Cryo Hops from Yakima Chief From Yakima Chief’s blog post on Cryo hops

First up are the Citra Cryo. I’d heard about Cryo Hops but hadn’t ever dug in to understand them better. The linked blog post has a great description. Essentially, they use liquid nitrogen on the hops to freeze them. While in that state they separate the parts that contain the hop oil, the lupulin glands, create a powder, then form the powder into pellets. So you get a potent powder of all the hop goodness without having to deal with other parts of the hop plant which ultimately soak up (waste beer). Which means more of the beer you brew you get to use. For Neck Tats, they also use Mosaic Incognito, which I had never heard of before. Incognito is an even more efficient way to inject a beer with hop flavor. Developed by John I Haas, it’s basically an insanely pure form of hop oil that doesn’t have any “vegitative material” which ends up absorbing and wasting beer. According to the promo video, it’s specifically tailored to go in at the whirlpool stage so you can maximize flavor and aroma. Then there is the Resinate, which from what I can tell, is an extraction process that uses C02 to create very pure botanical oils. It’s has similar benefits to Incognito in terms of being able to maximize flavor without wasting beer.
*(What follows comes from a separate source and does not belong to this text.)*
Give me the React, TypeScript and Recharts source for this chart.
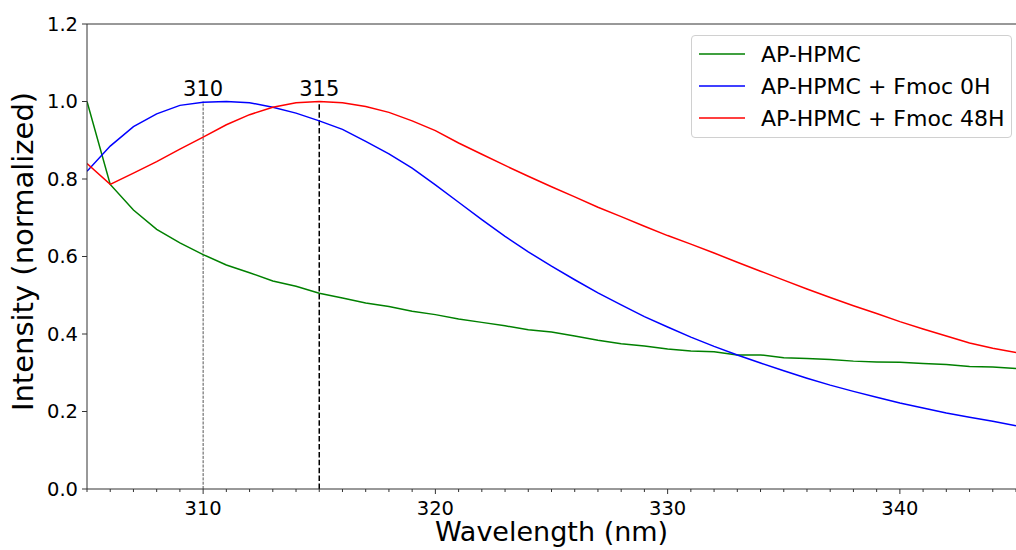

Then they throw more Mosaic, Citra, and Bru-1, which gets used a lot with Hazy beers. For the dry hop, it’s primarily about aroma, and I have a terrible, terrible sense of smell, so I couldn’t pull out a specific aroma. But the Bru-1 is supposed to have a “sweet fruit aroma” alongside the fruit aroma of the Mosaic and the citrus smell from the Citra hops. It all works, especially as the beer warms up, I just know my nose can’t do it justice.

Neck Tats lives up to Stoup’s “The Art & Science of Beer” tagline. I had no idea that hop infusions had gotten so varied and that those variations would not only contribute to cleaner flavors, but more beer. Now I want to see if I can find some comparisons to set up beers with similar hop compositions but with more traditional brewing methods against the new, fancy stuff.